• [REQUEST] Among the entries below, please repeat exactly and only the lines from the line containing "Generate a LaTeX" to the line containing "(atmlbl) at (183,574)", both lines included.
--- start of MATERIAL PROVIDED ---
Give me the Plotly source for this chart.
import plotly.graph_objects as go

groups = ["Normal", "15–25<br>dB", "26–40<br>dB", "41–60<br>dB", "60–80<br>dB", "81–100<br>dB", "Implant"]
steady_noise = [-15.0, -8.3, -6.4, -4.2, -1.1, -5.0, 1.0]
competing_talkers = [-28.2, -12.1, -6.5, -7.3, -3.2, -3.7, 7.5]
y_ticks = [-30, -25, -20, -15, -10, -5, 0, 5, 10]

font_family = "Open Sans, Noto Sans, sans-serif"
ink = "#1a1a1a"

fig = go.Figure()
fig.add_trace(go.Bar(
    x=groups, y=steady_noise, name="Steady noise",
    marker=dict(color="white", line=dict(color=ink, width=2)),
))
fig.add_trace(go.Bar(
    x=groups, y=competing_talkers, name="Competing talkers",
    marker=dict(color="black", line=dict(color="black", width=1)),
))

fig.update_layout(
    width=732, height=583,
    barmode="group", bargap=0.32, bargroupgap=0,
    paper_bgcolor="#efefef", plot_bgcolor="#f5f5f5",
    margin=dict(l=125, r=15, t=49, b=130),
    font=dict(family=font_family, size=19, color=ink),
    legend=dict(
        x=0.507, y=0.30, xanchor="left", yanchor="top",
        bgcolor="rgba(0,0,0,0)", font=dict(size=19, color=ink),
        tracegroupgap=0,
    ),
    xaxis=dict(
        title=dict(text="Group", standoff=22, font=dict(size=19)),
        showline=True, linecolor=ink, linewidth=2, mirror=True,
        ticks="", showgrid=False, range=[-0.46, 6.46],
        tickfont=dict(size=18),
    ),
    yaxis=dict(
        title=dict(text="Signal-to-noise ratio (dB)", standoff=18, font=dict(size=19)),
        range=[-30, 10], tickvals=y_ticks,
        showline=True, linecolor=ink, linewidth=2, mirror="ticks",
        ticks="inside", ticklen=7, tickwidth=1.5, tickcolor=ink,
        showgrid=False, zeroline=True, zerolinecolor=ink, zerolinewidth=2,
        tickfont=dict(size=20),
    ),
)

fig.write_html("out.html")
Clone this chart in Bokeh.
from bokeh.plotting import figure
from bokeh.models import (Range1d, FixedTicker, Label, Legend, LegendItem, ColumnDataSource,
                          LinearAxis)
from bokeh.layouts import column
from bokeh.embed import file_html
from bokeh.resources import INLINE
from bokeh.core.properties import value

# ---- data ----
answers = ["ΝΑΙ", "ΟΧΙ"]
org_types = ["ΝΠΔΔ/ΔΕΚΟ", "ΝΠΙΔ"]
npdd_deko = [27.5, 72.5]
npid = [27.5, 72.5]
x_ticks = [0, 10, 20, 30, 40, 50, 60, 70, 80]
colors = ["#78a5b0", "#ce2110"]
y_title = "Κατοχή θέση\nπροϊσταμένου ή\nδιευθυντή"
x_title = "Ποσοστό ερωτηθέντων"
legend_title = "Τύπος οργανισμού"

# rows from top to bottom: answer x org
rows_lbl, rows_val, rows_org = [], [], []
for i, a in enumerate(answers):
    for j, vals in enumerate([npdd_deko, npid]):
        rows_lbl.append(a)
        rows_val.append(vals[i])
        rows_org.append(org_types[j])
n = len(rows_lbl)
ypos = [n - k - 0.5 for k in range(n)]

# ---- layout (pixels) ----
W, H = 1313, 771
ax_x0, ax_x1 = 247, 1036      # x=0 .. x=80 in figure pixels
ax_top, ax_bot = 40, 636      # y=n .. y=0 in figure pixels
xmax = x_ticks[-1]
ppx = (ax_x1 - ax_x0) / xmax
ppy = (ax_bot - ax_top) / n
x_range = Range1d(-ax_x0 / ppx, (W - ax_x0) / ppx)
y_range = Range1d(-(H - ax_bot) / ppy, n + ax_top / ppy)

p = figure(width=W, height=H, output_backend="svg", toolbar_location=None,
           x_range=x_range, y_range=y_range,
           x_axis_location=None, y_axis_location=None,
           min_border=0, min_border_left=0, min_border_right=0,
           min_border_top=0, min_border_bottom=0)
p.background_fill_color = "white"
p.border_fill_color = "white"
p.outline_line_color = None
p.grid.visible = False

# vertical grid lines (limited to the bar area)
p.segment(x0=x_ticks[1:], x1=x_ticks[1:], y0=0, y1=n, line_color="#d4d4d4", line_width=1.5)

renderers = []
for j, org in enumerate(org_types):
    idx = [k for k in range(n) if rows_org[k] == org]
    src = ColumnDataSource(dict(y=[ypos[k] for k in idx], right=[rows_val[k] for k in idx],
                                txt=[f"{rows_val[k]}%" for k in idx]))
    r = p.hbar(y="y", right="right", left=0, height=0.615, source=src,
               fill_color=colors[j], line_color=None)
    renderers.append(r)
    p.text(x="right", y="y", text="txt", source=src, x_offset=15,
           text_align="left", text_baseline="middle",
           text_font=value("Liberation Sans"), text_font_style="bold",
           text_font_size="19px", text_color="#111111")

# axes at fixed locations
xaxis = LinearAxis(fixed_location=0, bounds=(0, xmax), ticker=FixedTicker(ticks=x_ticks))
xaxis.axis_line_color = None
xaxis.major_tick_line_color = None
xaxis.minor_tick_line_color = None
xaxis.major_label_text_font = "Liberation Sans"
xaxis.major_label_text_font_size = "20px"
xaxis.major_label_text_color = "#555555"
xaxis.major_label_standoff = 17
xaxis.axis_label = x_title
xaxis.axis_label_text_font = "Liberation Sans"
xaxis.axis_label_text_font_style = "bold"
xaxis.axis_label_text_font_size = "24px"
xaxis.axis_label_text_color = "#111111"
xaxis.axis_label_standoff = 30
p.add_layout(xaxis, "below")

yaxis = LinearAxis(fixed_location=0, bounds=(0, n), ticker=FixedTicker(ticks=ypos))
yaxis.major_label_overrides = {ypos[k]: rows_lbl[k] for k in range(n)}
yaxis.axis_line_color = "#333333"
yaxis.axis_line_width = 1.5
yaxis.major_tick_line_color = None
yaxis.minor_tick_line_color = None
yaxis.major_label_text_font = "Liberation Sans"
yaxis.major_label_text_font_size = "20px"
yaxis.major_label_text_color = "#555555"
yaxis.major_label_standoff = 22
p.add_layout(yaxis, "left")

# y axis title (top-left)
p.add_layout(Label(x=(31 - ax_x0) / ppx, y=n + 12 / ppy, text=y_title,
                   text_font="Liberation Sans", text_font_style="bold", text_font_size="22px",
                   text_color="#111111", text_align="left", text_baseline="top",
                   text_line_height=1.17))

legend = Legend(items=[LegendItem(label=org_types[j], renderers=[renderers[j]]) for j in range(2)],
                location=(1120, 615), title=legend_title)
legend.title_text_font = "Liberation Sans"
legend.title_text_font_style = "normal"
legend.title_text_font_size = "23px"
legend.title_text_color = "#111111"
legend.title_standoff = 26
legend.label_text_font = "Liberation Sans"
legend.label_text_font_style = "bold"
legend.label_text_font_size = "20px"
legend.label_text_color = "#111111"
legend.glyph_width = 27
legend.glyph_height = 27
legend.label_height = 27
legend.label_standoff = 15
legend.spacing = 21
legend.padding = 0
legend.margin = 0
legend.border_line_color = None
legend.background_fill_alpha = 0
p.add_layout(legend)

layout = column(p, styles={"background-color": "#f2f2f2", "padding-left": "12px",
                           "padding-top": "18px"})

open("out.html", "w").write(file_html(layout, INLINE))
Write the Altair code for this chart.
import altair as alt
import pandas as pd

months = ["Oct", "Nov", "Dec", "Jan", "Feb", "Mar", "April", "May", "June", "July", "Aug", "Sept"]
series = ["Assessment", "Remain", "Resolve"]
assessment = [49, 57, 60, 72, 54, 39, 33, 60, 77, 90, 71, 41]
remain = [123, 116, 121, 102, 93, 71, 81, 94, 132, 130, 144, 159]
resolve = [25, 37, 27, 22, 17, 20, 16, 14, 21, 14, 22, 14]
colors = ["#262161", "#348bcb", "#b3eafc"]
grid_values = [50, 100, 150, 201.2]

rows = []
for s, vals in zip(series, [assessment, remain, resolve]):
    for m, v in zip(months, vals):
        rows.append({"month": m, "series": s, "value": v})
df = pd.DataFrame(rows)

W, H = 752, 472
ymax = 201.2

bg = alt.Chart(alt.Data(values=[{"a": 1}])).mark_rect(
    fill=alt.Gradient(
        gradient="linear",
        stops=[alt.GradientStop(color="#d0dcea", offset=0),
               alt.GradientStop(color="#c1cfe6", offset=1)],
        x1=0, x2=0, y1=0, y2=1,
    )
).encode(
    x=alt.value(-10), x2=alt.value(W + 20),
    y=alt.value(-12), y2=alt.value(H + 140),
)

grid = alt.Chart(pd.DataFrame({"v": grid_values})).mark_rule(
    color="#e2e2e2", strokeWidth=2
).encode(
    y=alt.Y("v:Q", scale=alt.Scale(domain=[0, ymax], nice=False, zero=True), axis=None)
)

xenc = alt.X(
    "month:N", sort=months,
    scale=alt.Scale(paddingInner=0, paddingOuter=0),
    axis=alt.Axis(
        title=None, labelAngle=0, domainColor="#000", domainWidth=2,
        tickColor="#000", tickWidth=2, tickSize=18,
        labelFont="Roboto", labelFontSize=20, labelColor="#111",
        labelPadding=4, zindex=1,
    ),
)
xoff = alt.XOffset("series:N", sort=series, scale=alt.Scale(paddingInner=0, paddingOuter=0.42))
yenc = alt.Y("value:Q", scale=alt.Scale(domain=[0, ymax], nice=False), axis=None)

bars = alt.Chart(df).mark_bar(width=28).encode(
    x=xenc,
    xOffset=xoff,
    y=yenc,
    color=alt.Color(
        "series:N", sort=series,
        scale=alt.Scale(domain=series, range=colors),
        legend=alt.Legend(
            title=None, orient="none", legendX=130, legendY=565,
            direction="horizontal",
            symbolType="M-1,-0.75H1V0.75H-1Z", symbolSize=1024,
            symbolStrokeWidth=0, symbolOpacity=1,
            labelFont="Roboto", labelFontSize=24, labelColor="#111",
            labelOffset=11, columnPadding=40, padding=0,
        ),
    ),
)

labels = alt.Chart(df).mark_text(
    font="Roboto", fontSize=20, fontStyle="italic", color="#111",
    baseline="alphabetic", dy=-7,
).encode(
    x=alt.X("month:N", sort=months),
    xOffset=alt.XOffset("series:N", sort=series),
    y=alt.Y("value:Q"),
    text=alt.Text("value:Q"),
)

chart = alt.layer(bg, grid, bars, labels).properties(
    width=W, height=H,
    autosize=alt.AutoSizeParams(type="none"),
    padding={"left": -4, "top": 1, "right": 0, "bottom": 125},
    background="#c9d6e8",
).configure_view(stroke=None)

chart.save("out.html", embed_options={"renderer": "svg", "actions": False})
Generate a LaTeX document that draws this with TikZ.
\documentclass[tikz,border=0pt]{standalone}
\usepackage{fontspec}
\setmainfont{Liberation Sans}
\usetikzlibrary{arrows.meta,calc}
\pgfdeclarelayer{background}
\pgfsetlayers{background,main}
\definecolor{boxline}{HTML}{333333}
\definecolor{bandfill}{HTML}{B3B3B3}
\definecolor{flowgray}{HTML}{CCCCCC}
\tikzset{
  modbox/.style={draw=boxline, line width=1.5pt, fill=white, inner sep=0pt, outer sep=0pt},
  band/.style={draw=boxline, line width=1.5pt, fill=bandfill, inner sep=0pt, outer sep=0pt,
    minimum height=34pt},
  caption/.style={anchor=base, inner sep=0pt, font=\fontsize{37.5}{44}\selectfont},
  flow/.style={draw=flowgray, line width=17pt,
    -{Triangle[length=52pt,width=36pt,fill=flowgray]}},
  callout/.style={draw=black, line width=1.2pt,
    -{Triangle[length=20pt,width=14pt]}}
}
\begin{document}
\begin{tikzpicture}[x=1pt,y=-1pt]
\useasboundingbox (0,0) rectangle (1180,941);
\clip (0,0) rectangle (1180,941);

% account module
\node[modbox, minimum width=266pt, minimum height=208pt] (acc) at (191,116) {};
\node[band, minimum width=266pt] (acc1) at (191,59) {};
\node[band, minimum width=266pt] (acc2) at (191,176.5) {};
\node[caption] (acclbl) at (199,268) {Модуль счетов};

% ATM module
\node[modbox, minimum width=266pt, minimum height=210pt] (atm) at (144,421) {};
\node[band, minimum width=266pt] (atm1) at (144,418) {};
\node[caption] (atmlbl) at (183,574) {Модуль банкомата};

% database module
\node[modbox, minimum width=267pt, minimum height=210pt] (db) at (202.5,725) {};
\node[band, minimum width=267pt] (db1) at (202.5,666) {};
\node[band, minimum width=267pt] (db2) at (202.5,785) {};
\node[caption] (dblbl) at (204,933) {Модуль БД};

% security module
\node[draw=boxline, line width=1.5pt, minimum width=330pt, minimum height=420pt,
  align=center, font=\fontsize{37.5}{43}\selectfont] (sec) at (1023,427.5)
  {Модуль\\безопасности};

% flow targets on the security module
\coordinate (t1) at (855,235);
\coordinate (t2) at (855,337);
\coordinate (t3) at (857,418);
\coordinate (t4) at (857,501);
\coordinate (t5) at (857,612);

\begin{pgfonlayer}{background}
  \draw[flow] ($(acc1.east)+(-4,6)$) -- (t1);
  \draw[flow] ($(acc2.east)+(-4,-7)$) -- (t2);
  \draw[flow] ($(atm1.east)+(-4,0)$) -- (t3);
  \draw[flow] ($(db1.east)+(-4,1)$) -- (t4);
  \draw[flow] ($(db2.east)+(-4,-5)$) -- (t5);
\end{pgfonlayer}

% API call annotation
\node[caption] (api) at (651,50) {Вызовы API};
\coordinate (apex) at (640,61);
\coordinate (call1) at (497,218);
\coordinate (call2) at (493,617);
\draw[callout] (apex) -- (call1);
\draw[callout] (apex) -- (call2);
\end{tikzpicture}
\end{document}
--- end of MATERIAL PROVIDED ---
• [SOLUTION FOR THIS PROBLEM]
Generate a LaTeX document that draws this with TikZ.
\documentclass[tikz,border=0pt]{standalone}
\usepackage{fontspec}
\setmainfont{Liberation Sans}
\usetikzlibrary{arrows.meta,calc}
\pgfdeclarelayer{background}
\pgfsetlayers{background,main}
\definecolor{boxline}{HTML}{333333}
\definecolor{bandfill}{HTML}{B3B3B3}
\definecolor{flowgray}{HTML}{CCCCCC}
\tikzset{
  modbox/.style={draw=boxline, line width=1.5pt, fill=white, inner sep=0pt, outer sep=0pt},
  band/.style={draw=boxline, line width=1.5pt, fill=bandfill, inner sep=0pt, outer sep=0pt,
    minimum height=34pt},
  caption/.style={anchor=base, inner sep=0pt, font=\fontsize{37.5}{44}\selectfont},
  flow/.style={draw=flowgray, line width=17pt,
    -{Triangle[length=52pt,width=36pt,fill=flowgray]}},
  callout/.style={draw=black, line width=1.2pt,
    -{Triangle[length=20pt,width=14pt]}}
}
\begin{document}
\begin{tikzpicture}[x=1pt,y=-1pt]
\useasboundingbox (0,0) rectangle (1180,941);
\clip (0,0) rectangle (1180,941);

% account module
\node[modbox, minimum width=266pt, minimum height=208pt] (acc) at (191,116) {};
\node[band, minimum width=266pt] (acc1) at (191,59) {};
\node[band, minimum width=266pt] (acc2) at (191,176.5) {};
\node[caption] (acclbl) at (199,268) {Модуль счетов};

% ATM module
\node[modbox, minimum width=266pt, minimum height=210pt] (atm) at (144,421) {};
\node[band, minimum width=266pt] (atm1) at (144,418) {};
\node[caption] (atmlbl) at (183,574) {Модуль банкомата};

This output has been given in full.